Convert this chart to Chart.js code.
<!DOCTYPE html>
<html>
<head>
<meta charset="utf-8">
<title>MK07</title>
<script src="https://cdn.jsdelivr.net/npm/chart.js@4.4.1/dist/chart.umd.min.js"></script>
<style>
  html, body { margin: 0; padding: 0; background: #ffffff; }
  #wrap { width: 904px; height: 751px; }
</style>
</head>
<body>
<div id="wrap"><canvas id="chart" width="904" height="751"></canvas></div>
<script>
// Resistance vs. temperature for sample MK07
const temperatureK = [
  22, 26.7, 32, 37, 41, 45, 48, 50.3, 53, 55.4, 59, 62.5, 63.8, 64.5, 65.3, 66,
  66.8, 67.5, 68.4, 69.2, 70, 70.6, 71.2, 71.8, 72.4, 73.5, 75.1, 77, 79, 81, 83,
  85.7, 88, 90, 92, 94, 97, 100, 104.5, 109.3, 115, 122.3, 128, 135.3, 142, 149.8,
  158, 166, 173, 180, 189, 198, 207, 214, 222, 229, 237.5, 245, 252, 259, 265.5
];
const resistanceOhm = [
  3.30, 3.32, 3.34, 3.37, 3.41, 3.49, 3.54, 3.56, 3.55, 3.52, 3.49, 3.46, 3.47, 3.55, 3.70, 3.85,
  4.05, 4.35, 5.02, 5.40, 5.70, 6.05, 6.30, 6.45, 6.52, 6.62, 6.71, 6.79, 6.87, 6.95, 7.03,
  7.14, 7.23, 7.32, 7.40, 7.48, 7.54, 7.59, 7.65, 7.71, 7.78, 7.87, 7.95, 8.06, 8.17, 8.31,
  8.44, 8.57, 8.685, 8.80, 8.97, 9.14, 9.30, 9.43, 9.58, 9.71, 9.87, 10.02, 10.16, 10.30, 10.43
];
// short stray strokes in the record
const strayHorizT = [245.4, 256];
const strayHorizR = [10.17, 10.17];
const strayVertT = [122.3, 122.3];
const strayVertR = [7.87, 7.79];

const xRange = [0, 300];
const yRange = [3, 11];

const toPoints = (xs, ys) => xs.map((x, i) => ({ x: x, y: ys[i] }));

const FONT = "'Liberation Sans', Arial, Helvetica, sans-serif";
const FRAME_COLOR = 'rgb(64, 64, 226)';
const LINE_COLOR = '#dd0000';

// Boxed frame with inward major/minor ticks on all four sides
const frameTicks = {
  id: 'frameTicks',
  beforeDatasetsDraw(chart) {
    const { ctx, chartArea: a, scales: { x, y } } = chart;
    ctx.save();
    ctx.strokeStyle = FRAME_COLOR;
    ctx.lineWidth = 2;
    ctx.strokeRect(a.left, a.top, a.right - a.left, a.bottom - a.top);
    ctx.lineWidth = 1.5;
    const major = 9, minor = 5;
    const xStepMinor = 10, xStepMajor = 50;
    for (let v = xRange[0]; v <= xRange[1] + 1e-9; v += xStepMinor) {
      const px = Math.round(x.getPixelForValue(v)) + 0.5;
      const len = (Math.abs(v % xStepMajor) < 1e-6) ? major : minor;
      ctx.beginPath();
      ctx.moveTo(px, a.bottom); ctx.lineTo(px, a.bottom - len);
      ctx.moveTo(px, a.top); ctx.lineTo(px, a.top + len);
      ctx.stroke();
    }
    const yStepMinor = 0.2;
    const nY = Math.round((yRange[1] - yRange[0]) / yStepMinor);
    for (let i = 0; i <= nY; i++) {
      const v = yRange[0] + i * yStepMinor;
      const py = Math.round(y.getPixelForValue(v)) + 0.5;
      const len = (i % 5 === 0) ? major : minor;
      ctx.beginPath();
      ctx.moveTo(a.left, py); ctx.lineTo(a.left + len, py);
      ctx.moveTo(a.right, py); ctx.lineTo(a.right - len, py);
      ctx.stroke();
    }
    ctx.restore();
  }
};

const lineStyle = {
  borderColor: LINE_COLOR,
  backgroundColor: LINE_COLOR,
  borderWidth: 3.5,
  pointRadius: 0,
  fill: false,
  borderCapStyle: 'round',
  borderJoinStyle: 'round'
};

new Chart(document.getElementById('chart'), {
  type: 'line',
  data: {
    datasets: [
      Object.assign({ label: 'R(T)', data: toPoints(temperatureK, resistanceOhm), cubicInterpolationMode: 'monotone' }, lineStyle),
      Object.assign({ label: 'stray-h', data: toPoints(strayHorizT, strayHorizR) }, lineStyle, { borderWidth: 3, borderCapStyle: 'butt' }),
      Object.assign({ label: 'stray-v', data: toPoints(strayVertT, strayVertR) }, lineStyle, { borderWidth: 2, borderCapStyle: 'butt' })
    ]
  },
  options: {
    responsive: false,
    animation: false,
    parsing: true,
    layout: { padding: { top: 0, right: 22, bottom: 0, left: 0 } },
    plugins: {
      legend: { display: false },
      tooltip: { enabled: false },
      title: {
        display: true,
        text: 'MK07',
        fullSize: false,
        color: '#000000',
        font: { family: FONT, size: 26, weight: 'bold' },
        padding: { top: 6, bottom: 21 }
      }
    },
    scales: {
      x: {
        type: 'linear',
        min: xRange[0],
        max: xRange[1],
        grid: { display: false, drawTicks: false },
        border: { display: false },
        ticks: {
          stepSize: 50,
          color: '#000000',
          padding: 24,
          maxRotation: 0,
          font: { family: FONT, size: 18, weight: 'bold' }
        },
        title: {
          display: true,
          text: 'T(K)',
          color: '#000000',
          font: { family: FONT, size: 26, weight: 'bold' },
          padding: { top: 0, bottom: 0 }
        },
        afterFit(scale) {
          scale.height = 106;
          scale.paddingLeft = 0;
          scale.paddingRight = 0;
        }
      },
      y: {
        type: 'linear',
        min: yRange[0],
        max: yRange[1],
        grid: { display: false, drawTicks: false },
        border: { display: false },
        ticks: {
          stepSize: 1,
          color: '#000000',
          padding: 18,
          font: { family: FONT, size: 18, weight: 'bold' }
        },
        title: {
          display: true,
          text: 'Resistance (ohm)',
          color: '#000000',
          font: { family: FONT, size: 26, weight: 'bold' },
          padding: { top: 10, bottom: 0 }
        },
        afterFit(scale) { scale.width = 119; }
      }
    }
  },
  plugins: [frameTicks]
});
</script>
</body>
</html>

WHAT IS REQUIRED> Verbatim output is expected for the lines from the start of the data to the line in which "const LINE_COLOR = '#dd0000';" appears, both included.

RESPONSE FOR THIS EXERCISE>
Convert this chart to Chart.js code.
<!DOCTYPE html>
<html>
<head>
<meta charset="utf-8">
<title>MK07</title>
<script src="https://cdn.jsdelivr.net/npm/chart.js@4.4.1/dist/chart.umd.min.js"></script>
<style>
  html, body { margin: 0; padding: 0; background: #ffffff; }
  #wrap { width: 904px; height: 751px; }
</style>
</head>
<body>
<div id="wrap"><canvas id="chart" width="904" height="751"></canvas></div>
<script>
// Resistance vs. temperature for sample MK07
const temperatureK = [
  22, 26.7, 32, 37, 41, 45, 48, 50.3, 53, 55.4, 59, 62.5, 63.8, 64.5, 65.3, 66,
  66.8, 67.5, 68.4, 69.2, 70, 70.6, 71.2, 71.8, 72.4, 73.5, 75.1, 77, 79, 81, 83,
  85.7, 88, 90, 92, 94, 97, 100, 104.5, 109.3, 115, 122.3, 128, 135.3, 142, 149.8,
  158, 166, 173, 180, 189, 198, 207, 214, 222, 229, 237.5, 245, 252, 259, 265.5
];
const resistanceOhm = [
  3.30, 3.32, 3.34, 3.37, 3.41, 3.49, 3.54, 3.56, 3.55, 3.52, 3.49, 3.46, 3.47, 3.55, 3.70, 3.85,
  4.05, 4.35, 5.02, 5.40, 5.70, 6.05, 6.30, 6.45, 6.52, 6.62, 6.71, 6.79, 6.87, 6.95, 7.03,
  7.14, 7.23, 7.32, 7.40, 7.48, 7.54, 7.59, 7.65, 7.71, 7.78, 7.87, 7.95, 8.06, 8.17, 8.31,
  8.44, 8.57, 8.685, 8.80, 8.97, 9.14, 9.30, 9.43, 9.58, 9.71, 9.87, 10.02, 10.16, 10.30, 10.43
];
// short stray strokes in the record
const strayHorizT = [245.4, 256];
const strayHorizR = [10.17, 10.17];
const strayVertT = [122.3, 122.3];
const strayVertR = [7.87, 7.79];

const xRange = [0, 300];
const yRange = [3, 11];

const toPoints = (xs, ys) => xs.map((x, i) => ({ x: x, y: ys[i] }));

const FONT = "'Liberation Sans', Arial, Helvetica, sans-serif";
const FRAME_COLOR = 'rgb(64, 64, 226)';
const LINE_COLOR = '#dd0000';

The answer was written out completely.